Le terme de realpolitik doit apparaître vers 1840. Nous ne sommes pas sûrs de pouvoir l'attribuer à Metternich, mais cela désigne le plus souvent la politique de Metternich, le chancelier autrichien de l'époque. C'est une politique fondée sur les valeurs. Il y a eu la signature de la Sainte-Alliance par exemple. La realpolitik n'est pas un cynisme sans foi ni loi. Dans la realpolitik, nous devons prendre en compte les valeurs et les conceptions du monde. Les rapports de force entre les différentes unités politiques, les grands espaces et les civilisations se fondent également sur des valeurs et ce n'est pas simplement un rapport de force matérielle.

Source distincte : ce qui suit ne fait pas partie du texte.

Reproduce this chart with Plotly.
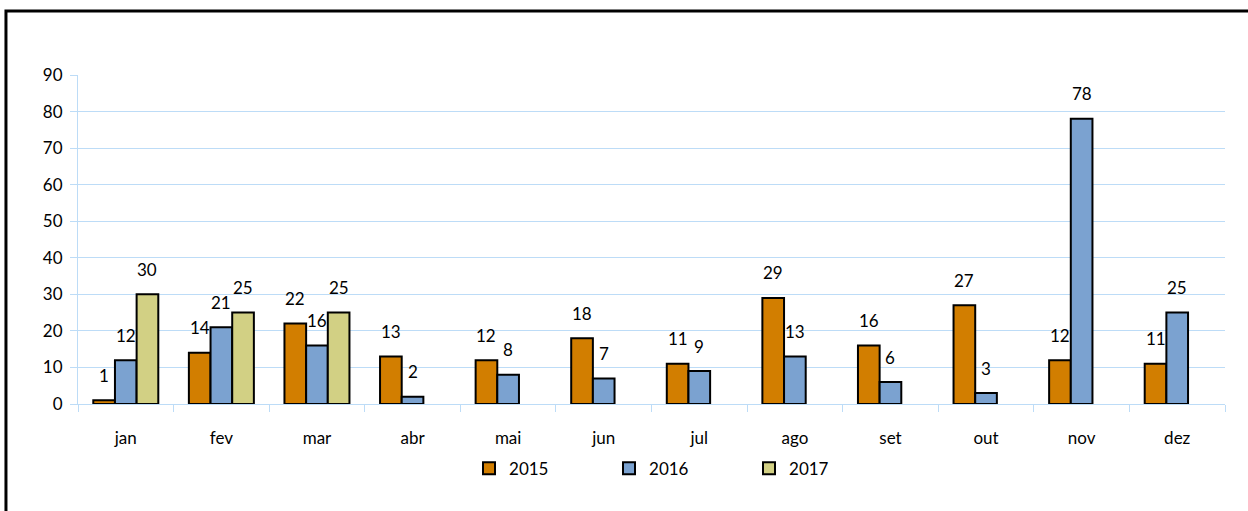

Pour moi, nous pouvons définir le réalisme de différentes manières. Le suffixe « -isme » indique nécessairement une simplification par rapport à la réalité qui est multiple et contradictoire. Si l'on vante le réalisme d'une vision lucide des situations, cela n'est pas réductible à du cynisme.
Pour finir, à quoi Poutine est-il bon ? À mon sens, il nous oblige à prendre le monde au sérieux. J'ai en mémoire des ouvrages de Lipovetsky, comme L'ère du vide, et de quelques autres dans les années 1980. Nous devons nous mettre à la hauteur des défis et des menaces. Nous ne devons pas nous abandonner à la colère parce que Poutine cherche à avancer ici ou là. Il est dans l'ordre des choses qu'il y ait des poussées d'un certain nombre de puissances, mais nous pouvons exercer des contre-poussées. Il conviendrait de renouer avec un certain classicisme, pour dépasser ce débat éternel entre l'idéalisme d'un côté et le réalisme de l'autre.
La francophonie joue peut-être sur la présence de la France en Afrique et sur la volonté de renforcer et de maintenir ces positions. Il s'agit certainement de quelque chose à prendre en compte. Cependant, dans les relations bilatérales entre la France et la Russie, je ne pense pas que cela pèse dans l'évaluation réciproque et le rapport de force.